A cocoon is God’s marvellous design to guard the process of transformation from a caterpillar to a butterfly. This amazing sheath provides a temporary protection against threats to what, in the end, will be a wondrous metamorphic outcome. But cocoons, by their nature, are not meant to be permanent. If the butterfly does not make its necessary exit, it will die. The cocoon, which is intended to be a temporary room, can become a coffin. Similarly, I am concerned that the convenience of our cocoon during lockdown might become a spiritual and relational coffin. We need to be aware.
Like a cocoon, lockdown is for our protection. Also like a cocoon, lockdown inhibits our interaction with the outside world. This can conveniently serve us as we learn to wean ourselves from unhealthy influences. But such convenience can also be a hinderance to our welfare as we miss out on face-to-face interaction with fellow church members, including sometimes-difficult church members. This might seem like a convenience, but it might also turn our cocoon into a coffin.

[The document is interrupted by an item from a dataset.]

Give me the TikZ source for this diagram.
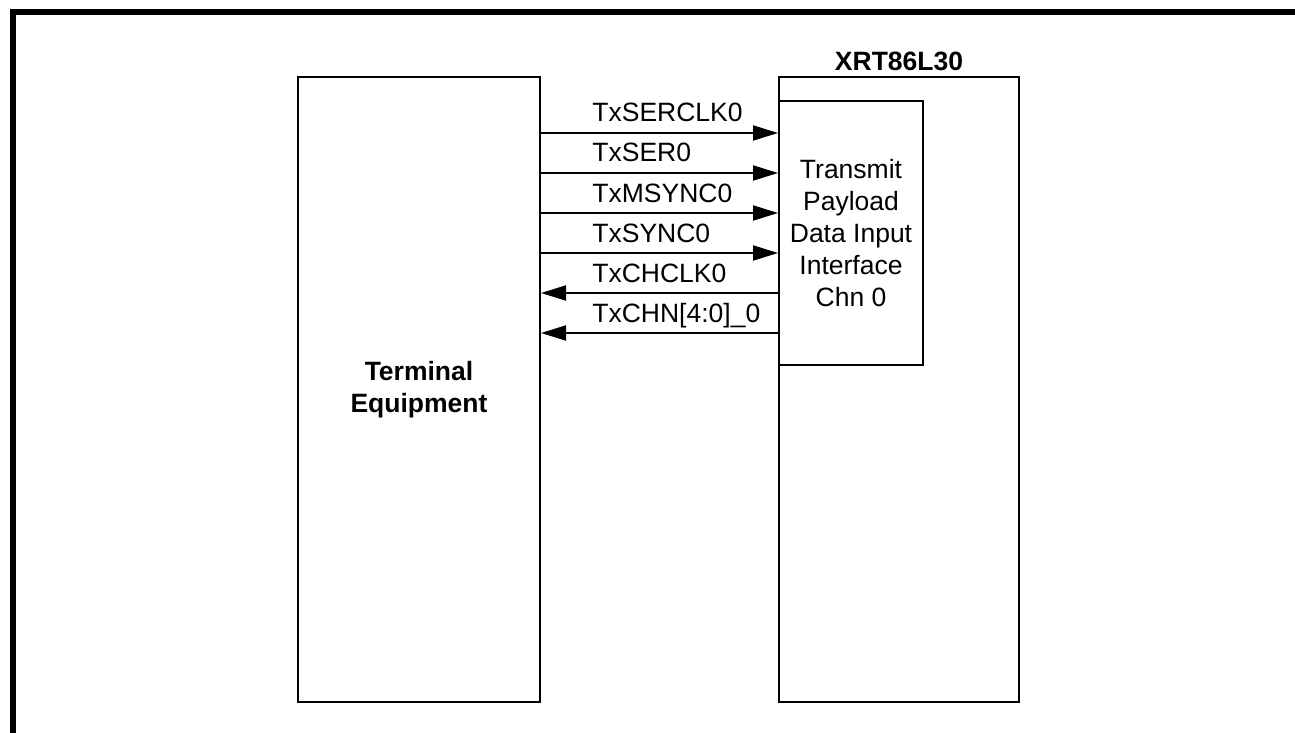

The convenience of a livestreamed sermon in the comfort of our home, along with a less busy Lord’s Day, may seem, well, convenient. There is no Family Bible Hour, and after roughly seventy minutes, the morning “service” is over and the day is ours. At 5:30 PM, we hear a shorter exposition, but without our regular time of congregational prayer. Lockdown is saving the average church member several hours each Sunday. But extra time is not our only convenience. What about, for instance, the convenience of avoiding those troublesome church members? You know, those who rub us the wrong way, who can be an annoyance, and against whom we might have a grudge. And what about those church members who are needy? Though our cocoon at times feels a bit restrictive, nevertheless, at least we are shielded from congregational discomforts associated with relationships.

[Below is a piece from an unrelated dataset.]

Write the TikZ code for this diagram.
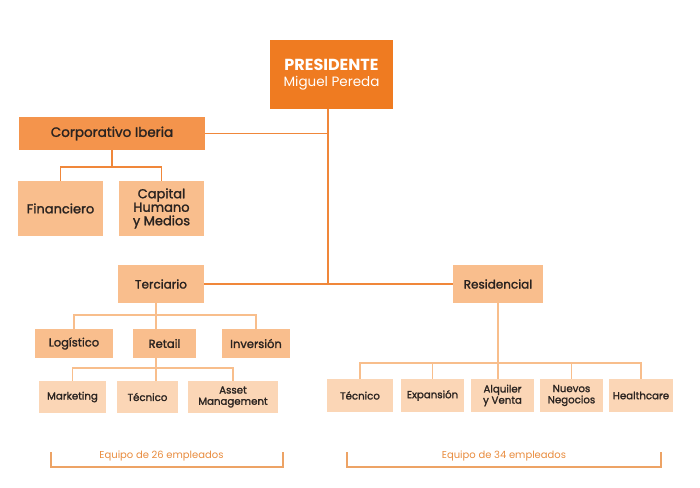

However, we need to prepare. One day, the cocoon will open. What will emerge?
This unique time is going to reveal our commitment to local church body life, perhaps as never before. Will we come forth with deep commitment to our local church, or will this introvert’s dream further distance us from involving ourselves with our body of Christ? A solution to our cocoon becoming a coffin is to do the hard work—now—of creatively “one anothering” each other. Let me suggest some practical ways.
We should be phoning one another, praying for one another, forgiving one another, and, where possible, practically caring for one another. We must do the hard work of encouraging one another and, when necessary, admonishing one another. Out of sight must not be allowed to downgrade to out of mind or out of “heart.” Was God preparing us for this in our recent “one another” preaching series?
Being “cocooned” is a great opportunity for us to eventually emerge with more of the beauty of Jesus. We have the opportunity for meaningful self-examination, followed by repentance and resolve to apply practical remedies for change. But, negatively, this also provides an opportunity to become dangerously comfortable in our cocoon, giving little thought to what is happening in the world outside of us, including the world of our fellow church members. If we cave to this, our cocoons will become coffins. And not only will we suffer, but so will our fellow caterpillars who need our help in their transformation.
Perhaps today provides the opportunity for you to reach out to others, to send a message of encouragement, or to offer up prayers for church members. Whatever godly means you utilise, may our Saviour use them to keep your cocoon from becoming a spiritual and relational coffin.